Well, every game must have at least one equilibrium. So, to find a completely mixed game we just need to find a game with no pure strategy equilibria. All this means is that the set of squares on the matrix for player 1 that are their best responses are disjoint from the best responses for player two.
So consider a blank 3x3 matrix for player one. Then fill in player One's best responses. We will mark these with 1's. So for example we could have $$\begin{bmatrix}0 & 1 & 0 \\ 1 & 0 & 0 \\ 0 & 1 &0 \end{bmatrix}$$ In that case player 1's best response is to play the middle unless player two plays the middle, whence player one should play the left. Now, just pick any other spots for player 2's best responses (choosing from the options top, middle, and bottom), the only key is that there can be no intersections.
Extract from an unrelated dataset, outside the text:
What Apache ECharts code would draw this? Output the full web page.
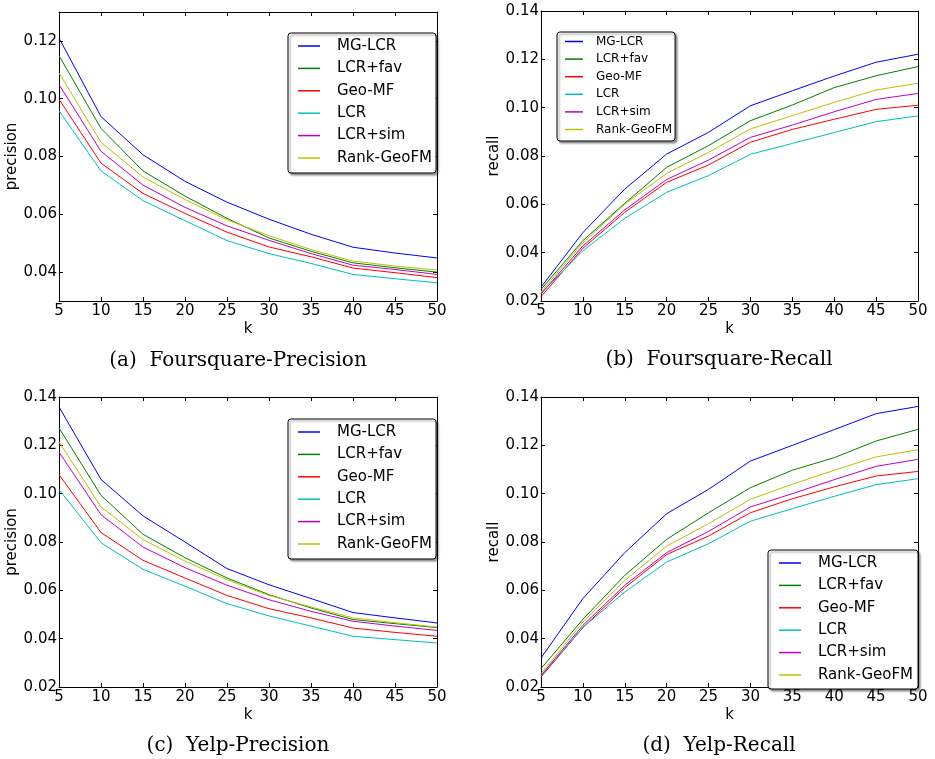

So, for example, the best responses for player 2 could be $$\begin{bmatrix}1 & 0 & 0 \\ 0& 1 & 0 \\ 0 & 0 &1 \end{bmatrix}$$
Or, anything else, as long as the two have no intersections. Then just fill in any numbers that satisfy the 1s the above matrices being the best responses. So for example:$$ \begin{bmatrix}(1,5 ) & (4,3) & (3,0) \\ (4,1)& (1,5) & (2,0) \\ (3,2) & (4,1) &(0,1) \end{bmatrix} $$
Is a 3x3 bimatrix game with no pure strategy equilibria. But this method could easily generate infinitely many.
(By the way the example game only has one equilibrium, where player 1 plays the middle $\frac15$ of the time, and right $\frac45$ of the time, and where player two plays the top $\frac34$ of the time while playing the middle $\frac14$ of the time.)
I hope that helps.